Wednesday, January 17, 2007

Going green

When I am in a hurry at the liquor store (especially if it's at one with an unreliable selection), I have a habit of choosing whatever's cheap and stylish-looking. Most of the time my selections end up being disappointing (I can't wait to graduate to the $20-$40 bottle range! ha!) but every now and again I find something that sticks with me. You just never know.

The other day grabbed a bottle of Gazela Vinho Verde, if for no other reason than it was $8 and I liked the clear label. I stuck it in the fridge on Saturday, when it was kinda balmy outside, and then popped it open tonight, when it was 30 degrees out.

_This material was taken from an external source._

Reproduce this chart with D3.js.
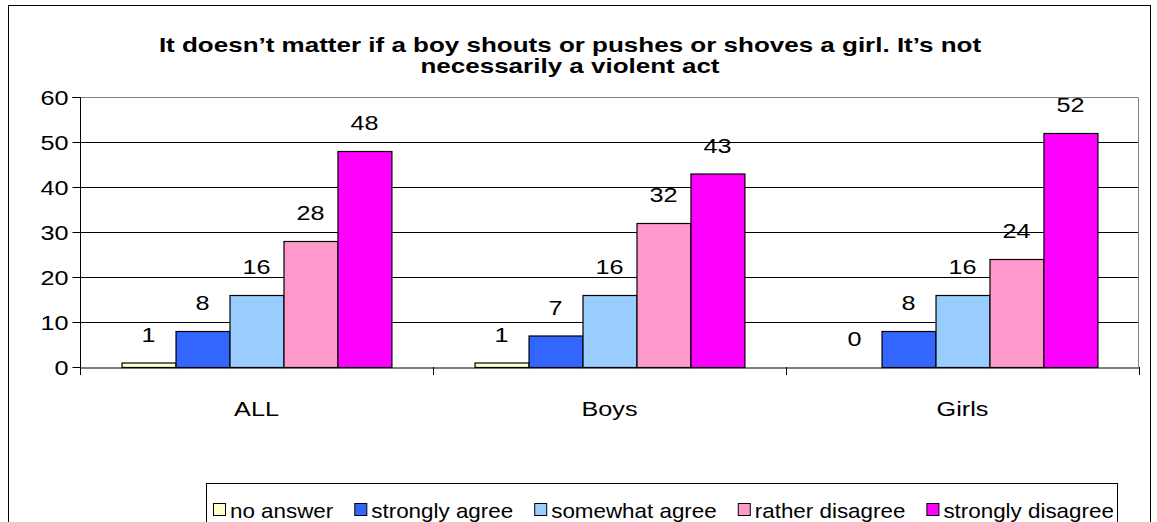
<!DOCTYPE html>
<html>
<head>
<meta charset="utf-8">
<script src="https://cdn.jsdelivr.net/npm/d3@7"></script>
<style>
  html, body { margin: 0; padding: 0; background: #fff; }
  svg { display: block; font-family: Arial, "Liberation Sans", sans-serif; }
</style>
</head>
<body>
<svg id="chart" width="1157" height="522"></svg>
<script>
const categories = ["ALL", "Boys", "Girls"];
const seriesNames = ["no answer", "strongly agree", "somewhat agree", "rather disagree", "strongly disagree"];
const seriesColors = ["#FFFFCC", "#3366FF", "#99CCFF", "#FF99CC", "#FF00FF"];
const noAnswer = [1, 1, 0];
const stronglyAgree = [8, 7, 8];
const somewhatAgree = [16, 16, 16];
const ratherDisagree = [28, 32, 24];
const stronglyDisagree = [48, 43, 52];
const yTicks = [0, 10, 20, 30, 40, 50, 60];
const titleLines = ["It doesn\u2019t matter if a boy shouts or pushes or shoves a girl. It\u2019s not", "necessarily a violent act"];

const seriesValues = [noAnswer, stronglyAgree, somewhatAgree, ratherDisagree, stronglyDisagree];

const SX = 1.2; // horizontal text stretch seen in the reference
const FONT = "Arial, 'Liberation Sans', sans-serif";

const svg = d3.select("#chart");

function stretchText(sel, sx) {
  sel.each(function() {
    const t = d3.select(this);
    const x = +t.attr("x") || 0;
    const y = +t.attr("y") || 0;
    const prev = t.attr("transform") || "";
    t.attr("x", 0).attr("y", 0)
      .attr("transform", `${prev} translate(${x},${y}) scale(${sx},1)`);
  });
}

// outer border
svg.append("rect").attr("x", 8.5).attr("y", 5.5).attr("width", 1142).attr("height", 530)
  .attr("fill", "#fff").attr("stroke", "#000").attr("stroke-width", 1);

const plot = {left: 80, right: 1139, top: 97, bottom: 367};

const x0 = d3.scaleBand().domain(categories).range([plot.left, plot.right]).paddingInner(0).paddingOuter(0);
const x1 = d3.scaleBand().domain(seriesNames).range([0, x0.bandwidth()]).paddingInner(0).paddingOuter(0.77);
const y = d3.scaleLinear().domain([0, 60]).range([plot.bottom, plot.top]);

// title
titleLines.forEach((t, i) => {
  const tt = svg.append("text").attr("x", 570).attr("y", 52 + i * 21)
    .attr("text-anchor", "middle").attr("font-weight", "bold").attr("font-size", 20)
    .attr("fill", "#000").text(t);
  stretchText(tt, 1.3);
});

// gridlines
svg.append("g").selectAll("line").data(yTicks.filter(t => t > 0 && t < 60)).join("line")
  .attr("x1", plot.left).attr("x2", plot.right)
  .attr("y1", d => Math.round(y(d)) + 0.5).attr("y2", d => Math.round(y(d)) + 0.5)
  .attr("stroke", "#000").attr("stroke-width", 1);

// plot border (gray top/right)
svg.append("path")
  .attr("d", `M${plot.left},${plot.top + 0.5}H${plot.right - 0.5}V${plot.bottom}`)
  .attr("fill", "none").attr("stroke", "#808080").attr("stroke-width", 1);

// bars
const groups = svg.append("g").selectAll("g").data(categories).join("g")
  .attr("transform", d => `translate(${x0(d)},0)`);
const rows = (c, ci) => seriesNames.map((s, si) => ({s, si, v: seriesValues[si][ci]}));
groups.selectAll("rect").data(rows)
  .join("rect")
  .attr("x", d => x1(d.s) + 0.5)
  .attr("y", d => y(d.v) + 0.5)
  .attr("width", x1.bandwidth())
  .attr("height", d => Math.max(0, y(0) - y(d.v)))
  .attr("fill", d => seriesColors[d.si])
  .attr("stroke", "#000").attr("stroke-width", 1.2)
  .style("display", d => d.v === 0 ? "none" : null);

// value labels
const vals = groups.selectAll("text.val").data(rows)
  .join("text").attr("class", "val")
  .attr("x", d => x1(d.s) + x1.bandwidth() / 2)
  .attr("y", d => y(d.v) - 21)
  .attr("text-anchor", "middle").attr("font-size", 21).attr("fill", "#000")
  .text(d => d.v);
stretchText(vals, SX);

// y axis
const yAxis = d3.axisLeft(y).tickValues(yTicks).tickSize(8).tickPadding(4);
const gy = svg.append("g").attr("transform", `translate(${plot.left + 0.5},0)`).call(yAxis);
gy.select(".domain").attr("stroke", "#000").attr("d", `M-8,${plot.top}.5H0V${plot.bottom + 8}`);
gy.selectAll(".tick line").attr("stroke", "#000");
gy.selectAll(".tick text").attr("font-size", 21).attr("fill", "#000").attr("font-family", FONT)
  .attr("dy", "0.35em");
stretchText(gy.selectAll(".tick text"), SX);

// x axis
const xAxis = d3.axisBottom(x0).tickSize(0).tickPadding(34);
const gx = svg.append("g").attr("transform", `translate(0,${plot.bottom + 0.5})`).call(xAxis);
gx.select(".domain").attr("stroke", "#000");
gx.selectAll(".tick text").attr("font-size", 21).attr("fill", "#000").attr("font-family", FONT);
stretchText(gx.selectAll(".tick text"), SX);
const bounds = categories.map(c => x0(c)).concat([plot.right]);
svg.append("g").selectAll("line").data(bounds).join("line")
  .attr("x1", d => Math.round(d) + 0.5).attr("x2", d => Math.round(d) + 0.5)
  .attr("y1", plot.bottom).attr("y2", plot.bottom + 8)
  .attr("stroke", "#000");

// legend
const legend = svg.append("g");
const legBox = {x: 206, y: 483, w: 911, h: 60};
legend.append("rect").attr("x", legBox.x + 0.5).attr("y", legBox.y + 0.5).attr("width", legBox.w).attr("height", legBox.h)
  .attr("fill", "#fff").attr("stroke", "#000");
const LSX = 1.12;
const items = [];
seriesNames.forEach((s, i) => {
  const g = legend.append("g");
  g.append("rect").attr("x", 0.5).attr("y", -6.5).attr("width", 12).attr("height", 12)
    .attr("fill", seriesColors[i]).attr("stroke", "#000");
  const t = g.append("text").attr("x", 17).attr("y", 7.5).attr("font-size", 20).attr("fill", "#000").text(s);
  const w = t.node().getComputedTextLength() * LSX;
  stretchText(t, LSX);
  items.push({g, w: 17 + w});
});
const padL = 7, padR = 3;
const gap = (legBox.w - padL - padR - d3.sum(items, d => d.w)) / (items.length - 1);
let startX = legBox.x + padL;
items.forEach(it => { it.g.attr("transform", `translate(${startX},${legBox.y + 27})`); startX += it.w + gap; });
</script>
</body>
</html>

I'd never had a vinho verde before. Nor had I ever really heard of one or understood what they were. So when I began pouring a glass, I was kind of surprised at how pale and fizzy it was. It's practically sparkling. Which is fine, I guess, just unexpected. So I started looking for more info to see just what it was I was about to ingest. As far as I could tell, vinho verde seemed like a diluted white with some bubbles piped in. Its nose was timid — seriously, take a big whiff and you'll get the slightest hint of apple peels and melon, but mostly air — and its taste was mostly uncomplicated and unremarkable.

In other words, this wine bored the pants off me.

But, as I read, its particular eccentricities began to make more sense.

Vinho verde comes largely from northwest Portugal, and is made from grapes that climb trees, fences, and poles. It's meant to be light and sparkly, and its alcohol content is significantly lower than many other wines' (Gazela boasts about 9 percent). It is, apparently, a celebration wine meant to be served super cold during hot weather. It's entirely likely that my boredom with this wine stems from the fact that it's freezing in here and I'm not celebrating anything.

I can see sharing this wine at a picnic under a huge shade tree, with people digging into a giant salad bowl and cutting their sweet little fillets of salmon. It's cheap enough that you can bring plenty of it, and — thanks to the low alcohol content — you'll need plenty.

So, my initial reaction to this wine is still "Why should I care?" Maybe this summer I'll pick another bottle up and have a couple of glasses while sitting outside in the sun.


Blogger Collin C. said...

Wait until June-August to enjoy Vinho Verde...In the sprinkler. Then you will swear by it!

We discovered the joys of VV in one of our many dog day afternoon sprinkler sessions & it is now our official sprinkler wine. We love it.

The only problem (maybe we have the problem?) is that with the low alcohol it takes a while for everyone to shed thier swim-suits.

It is also good on picnics.

1/21/2007 4:32 PM  
Anonymous Anonymous said...

Ha ha ha, there's not enough alcohol in any wine to make me shed my swim suit. I would pass out drunk, clutching my halter top to my chest.